AEA technology, the engineering arm of the former Atomic Energy Authority, was sold in 1996 for pounds 224m. It was so badly undervalued that by the following day it was worth pounds 258m, and its shares have since done so well that it is now worth pounds 622m.

The government advisers who valued the company, Schroders, profited through their mistake because of a pounds 2m "success fee" for selling at or above their estimated price. Companies linked to Schroders and another firm of consultants on the deal, Cazenove, bought shares in AEA technology at bargain basement prices. The advisers' fees totalled pounds 8.1m excluding VAT.

The Department of Trade and Industry (DTI) did not seek an independent assessment of the valuation on which Schroders' fee was based.

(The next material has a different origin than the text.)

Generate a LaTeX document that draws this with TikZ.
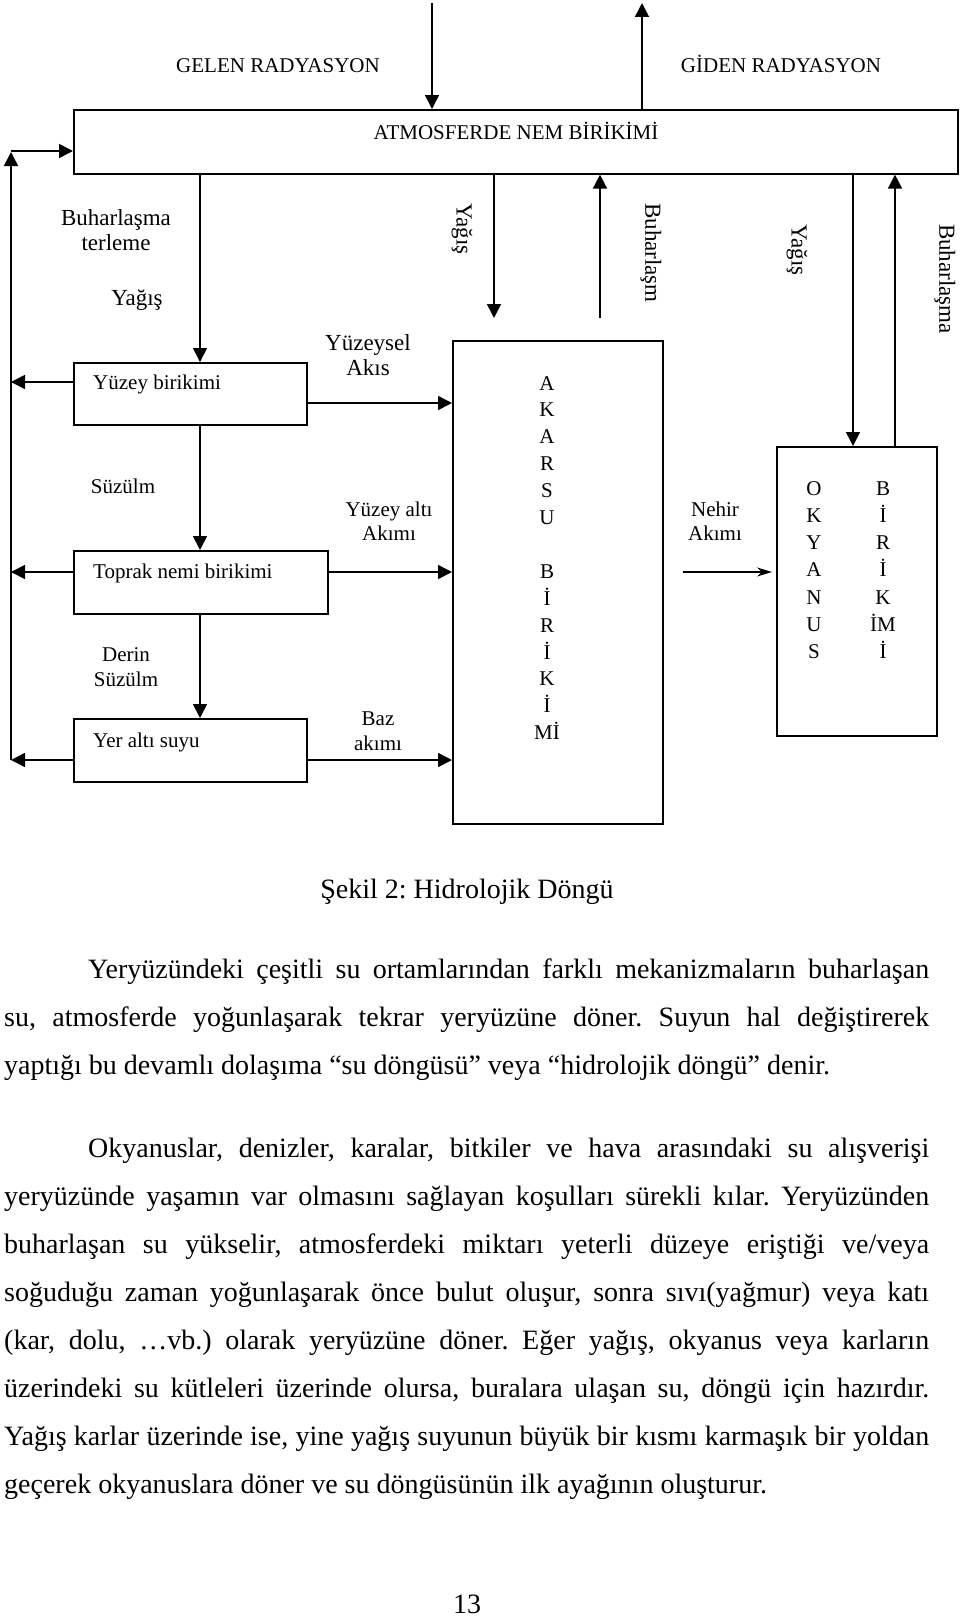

Strict rules should have been set for the sale of shares to Cazenove companies, the report said. "As such allocations may result in considerable profit for those who receive the shares, it is important for vendor departments to ensure that objective criteria for allocation are published in advance of the sale and that the allocations are made in accordance with those criteria," it said.

If the department had held back 40 per cent of the shares until this year, their value would have risen by pounds 160m before they were sold, a report from the Public Accounts Committee (PAC) said. The pounds 224m raised by the sale was also tempered by the pounds 121m cost of a restructuring exercise which took place shortly beforehand. Without restructuring, the business would have been unsaleable, the committee found.

The report said the DTI could have obtained better value for money. It should have considered phasing the sale and the fact that it did not oversee the sale of shares to its advisers was a cause for concern.

David Davis, chairman of the PAC, said the current government should learn from its predecessors' mistakes. The decision to sell the whole organisation at once was not put to ministers, he added. "This sale was flawed in a number of ways and does not represent the best deal for the taxpayer."

AEA Technology was floated for 280p a share. The flotation was expected to make a premium of 20p a share for investors, but on the day of the flotation the stock market valued the shares at 323.5p, an instant profit of 43.5p. At the end of May this year the 32 million shares were worth 777.5p each.